Health Care – What is Wrong With Single Payer ?
So, I wonder, what can be so wrong with a Single-Payer health care system that President Obama has ruled it “off-the-table” before the discussion even starts. If we had a single payer system everybody would be so much better off except the insurance companies. I and Mrs. Chief have Medicare as our Primary insurance and Tricare for Life (TFL, as a retired Navy person) as our secondary. Both are single payer as the U. S. government pays the bills. It is great. I go to any doctor I want and any necessary tests (and there are more than a few when one is 68) are done and I pay not a penny. Granted we each pay about $100 a month for Medicare Part B, but the prescription coverage comes as part of the TFL and that, my friends, was paid for as part of the twenty-one years of putting myself in harms way as part of the U.S. Navy.
Amy Goodman, DemocracyNow, has a relevant post here that addresses the lack of administration interest in the single payer concept.
Congress is considering H.R. 676, “Expanded and Improved Medicare for All,” sponsored by John Conyers, D-Mich., with 64 co-sponsors. Yet even when Rep. Conyers directly asked Obama at a Congressional Black Caucus meeting if he could attend the White House health-care summit, he was not immediately invited. Nor was any other advocate for single-payer health care.
Conyers had asked to bring Dr. Marcia Angell, the first woman editor in chief of The New England Journal of Medicine, the most prestigious medical journal in the country, and Dr. Quentin Young. Young is perhaps the most well-known single-payer advocate in America. He was Martin Luther King Jr.’s doctor when King lived in Chicago. “My 15-minute house calls would stretch into three hours,” he told me.

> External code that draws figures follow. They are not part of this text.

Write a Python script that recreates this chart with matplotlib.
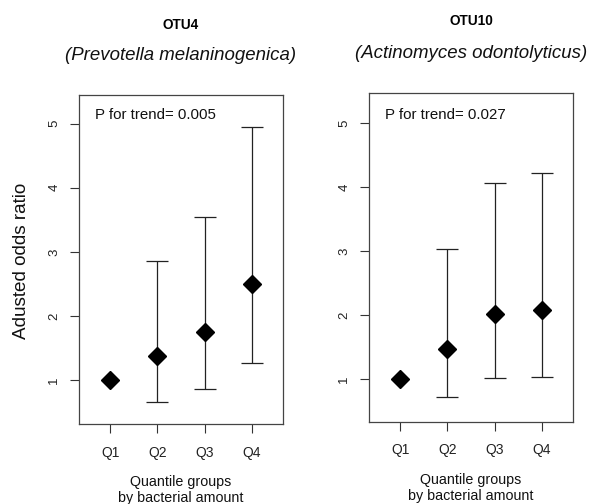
import matplotlib
matplotlib.use("Agg")
import matplotlib.pyplot as plt

plt.rcParams['font.family'] = ['Liberation Sans', 'DejaVu Sans']

groups = ["Q1", "Q2", "Q3", "Q4"]
otu4_or = [1.00, 1.37, 1.75, 2.50]
otu4_lo = [1.00, 0.66, 0.86, 1.27]
otu4_hi = [1.00, 2.85, 3.55, 4.95]
otu10_or = [1.00, 1.47, 2.02, 2.08]
otu10_lo = [1.00, 0.71, 1.01, 1.03]
otu10_hi = [1.00, 3.03, 4.07, 4.22]
titles = ["OTU4", "OTU10"]
species = ["(Prevotella melaninogenica)", "(Actinomyces odontolyticus)"]
ptrend = ["P for trend= 0.005", "P for trend= 0.027"]
yticks = [1, 2, 3, 4, 5]

W, H = 589, 504
fig = plt.figure(figsize=(W / 100, H / 100), dpi=100)

panels = [
    dict(rect=[79 / W, (H - 424) / H, 204 / W, 329 / H],
         orv=otu4_or, lo=otu4_lo, hi=otu4_hi, ylim=(0.31, 5.45),
         t_y=25, s_y=55, xl1=482, xl2=498, ylab=True, pty=0.94),
    dict(rect=[369 / W, (H - 421.7) / H, 204 / W, 328.4 / H],
         orv=otu10_or, lo=otu10_lo, hi=otu10_hi, ylim=(0.33, 5.47),
         t_y=21, s_y=53, xl1=480, xl2=496, ylab=False, pty=0.934),
]

for i, p in enumerate(panels):
    ax = fig.add_axes(p['rect'])
    x = list(range(1, len(groups) + 1))
    yerr_lo = [o - l for o, l in zip(p['orv'], p['lo'])]
    yerr_hi = [h - o for o, h in zip(p['orv'], p['hi'])]
    ax.errorbar(x[1:], p['orv'][1:], yerr=[yerr_lo[1:], yerr_hi[1:]],
                fmt='none', ecolor='#222222', elinewidth=0.9, capsize=8,
                capthick=0.9, zorder=2)
    ax.plot(x, p['orv'], linestyle='none', marker='D', markersize=8.8,
            color='black', zorder=3)
    ax.set_xlim(0.34, 4.66)
    ax.set_ylim(*p['ylim'])
    ax.set_xticks(x)
    ax.set_xticklabels(groups, fontsize=10)
    ax.set_yticks(yticks)
    ax.set_yticklabels([str(v) for v in yticks], fontsize=9.5, rotation=90,
                       va='center')
    ax.tick_params(axis='both', direction='out', length=6.5, width=0.8,
                   color='#333333', labelcolor='#222222')
    ax.tick_params(axis='x', pad=9)
    ax.tick_params(axis='y', pad=7)
    for sp in ax.spines.values():
        sp.set_color('#444444')
        sp.set_linewidth(0.9)
    ax.text(0.078, p['pty'], ptrend[i], transform=ax.transAxes, fontsize=10.8,
            ha='left', va='center', color='#111111')
    cx = p['rect'][0] + p['rect'][2] / 2
    fig.text(cx, 1 - p['t_y'] / H, titles[i], fontsize=9.8, fontweight='bold',
             ha='center', va='center')
    fig.text(cx, 1 - p['s_y'] / H, species[i], fontsize=13.4, style='italic',
             ha='center', va='center', color='#111111')
    fig.text(cx, 1 - p['xl1'] / H, "Quantile groups", fontsize=10.3,
             ha='center', va='center', color='#111111')
    fig.text(cx, 1 - p['xl2'] / H, "by bacterial amount", fontsize=10.3,
             ha='center', va='center', color='#111111')
    if p['ylab']:
        fig.text(22 / W, 1 - 261 / H, "Adusted odds ratio", fontsize=13.6,
                 rotation=90, ha='center', va='center', color='#111111')

fig.savefig("out.png", dpi=100)
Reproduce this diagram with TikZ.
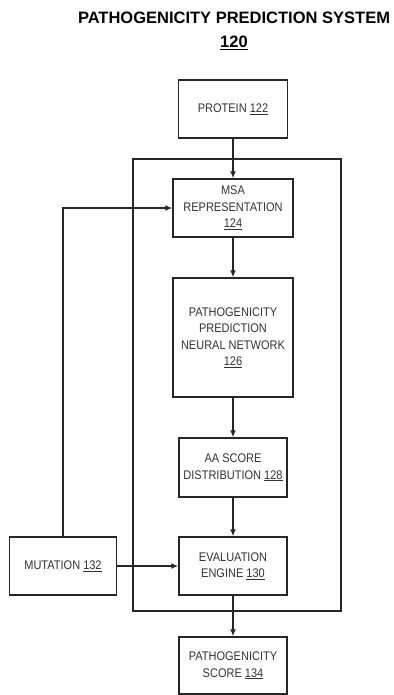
\documentclass[tikz,border=0pt]{standalone}
\usepackage{fontspec}
\setmainfont{Liberation Sans}
\newfontfamily\boxfont[FakeStretch=0.88]{Liberation Sans}
\usetikzlibrary{arrows.meta}

\begin{document}
\begin{tikzpicture}[x=1pt,y=-1pt,font=\boxfont\fontsize{12.5}{16.5}\selectfont,
box/.style={draw=black!85,line width=1.4pt,align=center,inner sep=2pt,text=black!80},
arr/.style={-{Latex[length=7pt,width=6pt]},line width=1.5pt,draw=black!85}]
\useasboundingbox(0,0)rectangle(393,695);

\node[font=\bfseries\fontsize{16.5}{20}\selectfont,anchor=base](title)at(234,24){PATHOGENICITY PREDICTION SYSTEM};
\node[font=\bfseries\fontsize{16.5}{20}\selectfont,anchor=base](titlenum)at(234,48){\underline{120}};
\node[box,minimum width=208pt,minimum height=452pt](sys)at(237,385){};
\node[box,minimum width=109pt,minimum height=58pt](protein)at(233,109){PROTEIN \underline{122}};
\node[box,minimum width=120pt,minimum height=58pt](msa)at(233,208){MSA\\REPRESENTATION\\\underline{124}};
\node[box,minimum width=120pt,minimum height=119pt](ppnn)at(233,337.5){PATHOGENICITY\\PREDICTION\\NEURAL NETWORK\\\underline{126}};
\node[box,minimum width=108pt,minimum height=59pt](aa)at(233,467.5){AA SCORE\\DISTRIBUTION \underline{128}};
\node[box,minimum width=108pt,minimum height=58pt](eval)at(233,566){EVALUATION\\ENGINE \underline{130}};
\node[box,minimum width=107pt,minimum height=58pt](mut)at(63,566){MUTATION \underline{132}};
\node[box,minimum width=108pt,minimum height=57pt](score)at(233,665.5){PATHOGENICITY\\SCORE \underline{134}};
\draw[arr](protein)--(msa);
\draw[arr](msa)--(ppnn);
\draw[arr](ppnn)--(aa);
\draw[arr](aa)--(eval);
\draw[arr](eval)--(score);
\draw[arr](mut)--(eval);
\draw[arr](mut.north)|-(msa.west);
\end{tikzpicture}
\end{document}
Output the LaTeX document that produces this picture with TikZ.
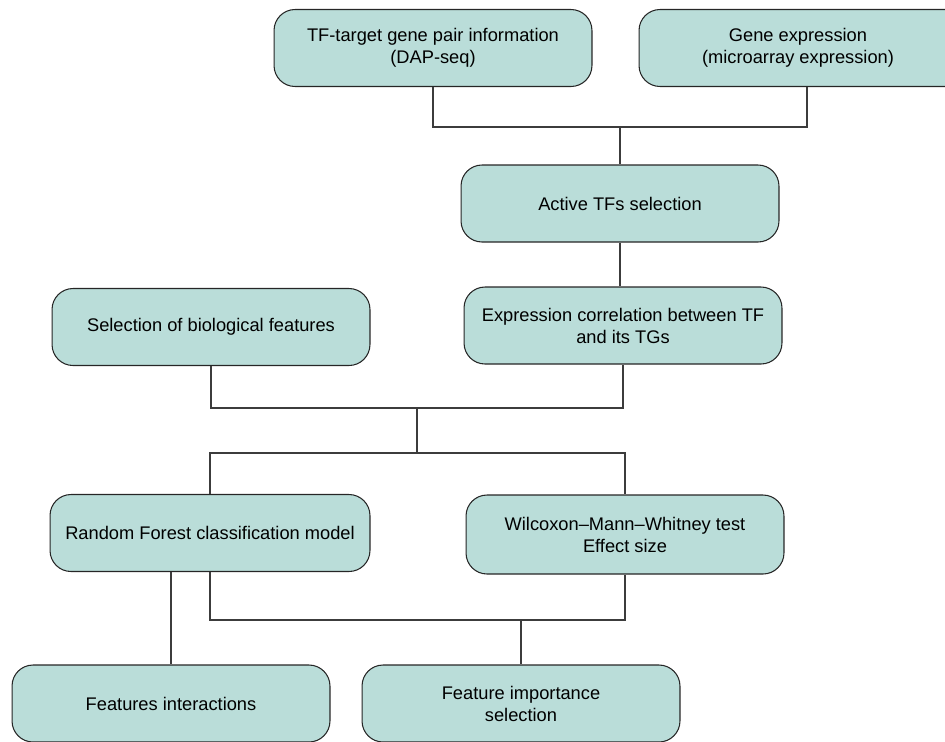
\documentclass[tikz,border=0pt]{standalone}
\usepackage{fontspec}
\setmainfont{Liberation Sans}
\usetikzlibrary{calc}

\definecolor{boxfill}{RGB}{186,221,217}
\definecolor{linegray}{RGB}{60,60,60}

\tikzset{
	stepbox/.style={draw=black!85, line width=0.6pt, fill=boxfill, rounded corners=0.42cm,
		minimum width=6.36cm, minimum height=1.54cm, inner sep=2pt, align=center,
		font=\fontsize{10.4}{12.5}\selectfont},
	link/.style={draw=linegray, line width=0.7pt}
}

\begin{document}
\begin{tikzpicture}[x=0.02cm, y=-0.02cm]
		\useasboundingbox (0,0) rectangle (945,741);
		\clip (0,0) rectangle (945,741);
		\node [stepbox] (dap) at (433,48) {TF-target gene pair information\\(DAP-seq)};
		\node [stepbox, minimum width=6.72cm] (gexp) at (807,48) {\hspace*{-0.36cm}Gene expression\\\hspace*{-0.36cm}(microarray expression)};
		\node [stepbox] (act) at (620,203.5) {Active TFs selection};
		\node [stepbox] (corr) at (623,325.5) {Expression correlation between TF\\and its TGs};
		\node [stepbox] (bio) at (211,327) {Selection of biological features};
		\node [stepbox, minimum width=6.4cm] (rf) at (210,533) {Random Forest classification model};
		\node [stepbox, minimum height=1.58cm] (wmw) at (625,534.5) {Wilcoxon--Mann--Whitney test\\Effect size};
		\node [stepbox] (fint) at (171,703.5) {Features interactions};
		\node [stepbox] (fimp) at (521,703.5) {Feature importance\\selection};
		\coordinate (j1) at (620,127);
		\coordinate (j2) at (417,408);
		\coordinate (j3) at (417,453);
		\coordinate (j4) at (521,620);
		\draw [link] (dap.south) |- (j1) -| (gexp.south);
		\draw [link] (j1) -- (act.north);
		\draw [link] (act.south) -- (act.south |- corr.north);
		\draw [link] (bio.south) |- (j2) -| (corr.south);
		\draw [link] (j2) -- (j3);
		\draw [link] (rf.north) |- (j3) -| (wmw.north);
		\draw [link] (rf.south -| fint.north) -- (fint.north);
		\draw [link] (rf.south) |- (j4) -| (wmw.south);
		\draw [link] (j4) -- (fimp.north);
		\end{tikzpicture}
\end{document}
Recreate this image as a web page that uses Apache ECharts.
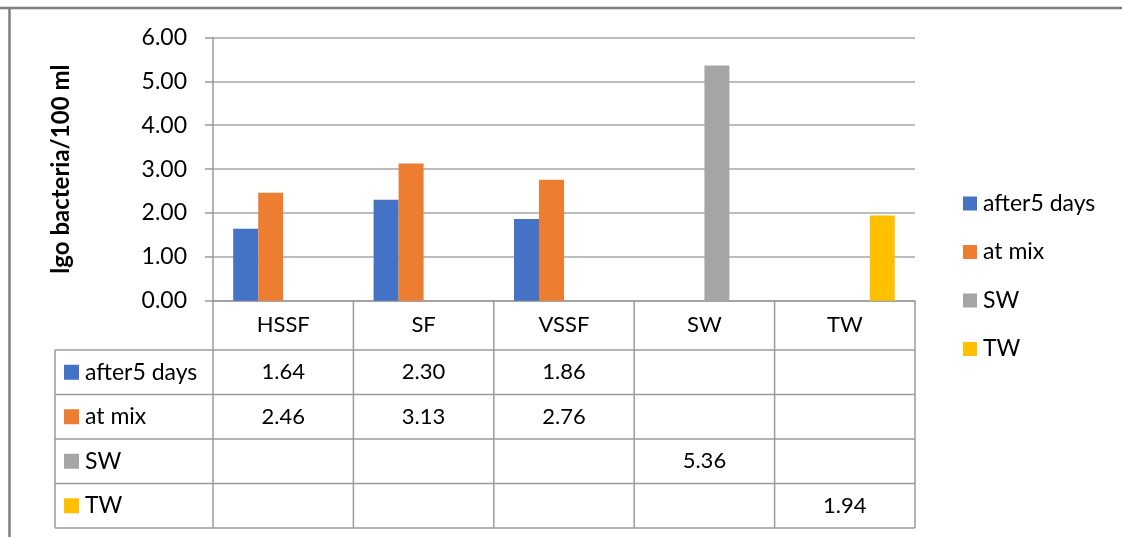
<!DOCTYPE html>
<html><head><meta charset="utf-8">
<script src="https://cdn.jsdelivr.net/npm/echarts@6/dist/echarts.min.js"></script>
<style>html,body{margin:0;padding:0;background:#fff}#c{width:1122px;height:537px}</style>
</head><body><div id="c"></div>
<script>
const categories = ['HSSF', 'SF', 'VSSF', 'SW', 'TW'];
const seriesNames = ['after5 days', 'at mix', 'SW', 'TW'];
const after5Days = [1.64, 2.30, 1.86, null, null];
const atMix = [2.46, 3.13, 2.76, null, null];
const swValues = [null, null, null, 5.36, null];
const twValues = [null, null, null, null, 1.94];
const yMin = 0, yMax = 6, yStep = 1;
const yTitle = 'lgo bacteria/100 ml';

const seriesValues = [after5Days, atMix, swValues, twValues];
const colors = ['#4472C4', '#ED7D31', '#A5A5A5', '#FFC000'];
const FONT = 'Lato';
const TXT = '#000';
const LINE = '#9a9a9a';
const FS = 22;
const FS_NAME = 23;

const chart = echarts.init(document.getElementById('c'), null, {renderer: 'canvas'});
const option = {
  animation: false,
  backgroundColor: '#fff',
  textStyle: {fontFamily: FONT},
  grid: {left: 213, right: 207, top: 37.5, bottom: 236.3, containLabel: false},
  legend: {
    orient: 'vertical', left: 958, top: 187,
    icon: 'rect', itemWidth: 14, itemHeight: 14, itemGap: 25.5, itemSpacing: 3,
    textStyle: {fontFamily: FONT, fontSize: FS_NAME, color: TXT, lineHeight: 21, padding: [0, 0, 0, 1]},
    data: seriesNames
  },
  xAxis: {
    type: 'category', data: categories,
    axisLine: {show: true, lineStyle: {color: LINE, width: 1.5}},
    axisTick: {show: false},
    axisLabel: {fontFamily: FONT, fontSize: FS, color: TXT, margin: 13},
    splitLine: {show: false}
  },
  yAxis: {
    type: 'value', min: yMin, max: yMax, interval: yStep,
    name: yTitle, nameLocation: 'middle', nameGap: 140, nameRotate: 90,
    nameTextStyle: {fontFamily: FONT, fontSize: 24, fontWeight: 'bold', color: TXT},
    axisLine: {show: true, lineStyle: {color: LINE, width: 1.5}},
    axisTick: {show: true, length: 8, lineStyle: {color: LINE, width: 1.5}},
    axisLabel: {fontFamily: FONT, fontSize: 23, color: TXT, margin: 26, formatter: v => v.toFixed(2)},
    splitLine: {show: true, lineStyle: {color: '#a6a6a6', width: 1.5}}
  },
  series: seriesNames.map((n, i) => ({
    name: n, type: 'bar', data: seriesValues[i],
    barWidth: 25, barGap: '0%',
    itemStyle: {color: colors[i]}
  }))
};
chart.setOption(option);

// data table below the plot, built from the same arrays
const x0 = chart.convertToPixel({xAxisIndex: 0}, categories[0]);
const x1 = chart.convertToPixel({xAxisIndex: 0}, categories[1]);
const band = x1 - x0;
const axisY = chart.convertToPixel({yAxisIndex: 0}, yMin);
const headerBottom = 350;
const rowH = 44.5;
const tableLeft = 55;
const tableBottom = headerBottom + rowH * seriesNames.length;
const elements = [];
const ln = (xa, ya, xb, yb, c, w) => elements.push({type: 'line', shape: {x1: xa, y1: ya, x2: xb, y2: yb}, style: {stroke: c || LINE, lineWidth: w || 1.5}, silent: true});
const colEdges = [];
for (let i = 0; i <= categories.length; i++) colEdges.push(x0 - band / 2 + band * i);
colEdges.forEach(x => ln(x, axisY, x, tableBottom));
for (let r = 0; r <= seriesNames.length; r++) {
  const y = headerBottom + rowH * r;
  ln(tableLeft, y, colEdges[colEdges.length - 1], y);
}
ln(tableLeft, headerBottom, tableLeft, tableBottom);
seriesNames.forEach((n, r) => {
  const cy = headerBottom + rowH * r + rowH / 2;
  elements.push({type: 'rect', shape: {x: 64, y: cy - 7.5, width: 15, height: 15}, style: {fill: colors[r]}, silent: true});
  elements.push({type: 'text', x: 85, y: cy, style: {text: n, fontFamily: FONT, fontSize: FS_NAME, fill: TXT, verticalAlign: 'middle', align: 'left'}, silent: true});
  seriesValues[r].forEach((v, c) => {
    if (v == null) return;
    const cx = chart.convertToPixel({xAxisIndex: 0}, categories[c]);
    elements.push({type: 'text', x: cx, y: cy, style: {text: v.toFixed(2), fontFamily: FONT, fontSize: FS, fill: TXT, verticalAlign: 'middle', align: 'center'}, silent: true});
  });
});
// outer chart frame
ln(0, 8, 1122, 8, '#7f7f7f', 2.5);
ln(9.5, 8, 9.5, 537, '#7f7f7f', 2.5);
chart.setOption({graphic: {elements}});
</script></body></html>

But he came to know Barack Obama even better. Though his medical partner was Obama’s doctor, Young was his neighbor, friend and ally for decades. “Obama supported single-payer, gave speeches for it,” he said.
This past weekend, hundreds turned out to honor the 85-year-old Young, including the Illinois governor and three members of Congress, but the White House’s response to Conyers’ request that Young be included in the summit? A resounding no. Perhaps because Obama personally knows how persuasive and committed Young is.
At the conclusion of reading Ms. Goodman’s post, I sent the following to my senator, Sherrod Brown (D-OH)
I understand that President Obama has taken “Single-Payer” health care off the table.
I am a member of two single-payer insurance groups. First is Medicare. The second is Tricare for Life as a Retired Navy man. both systems work great. No hassle and no insurance companies to argue with or ration the care I receive.
I would like to see insurance companies removed from the health care equation as I feel the U.S. Government can deliver health care at a lower cost.
I ask you to please consider single payer as a solution to the health care crisis in America.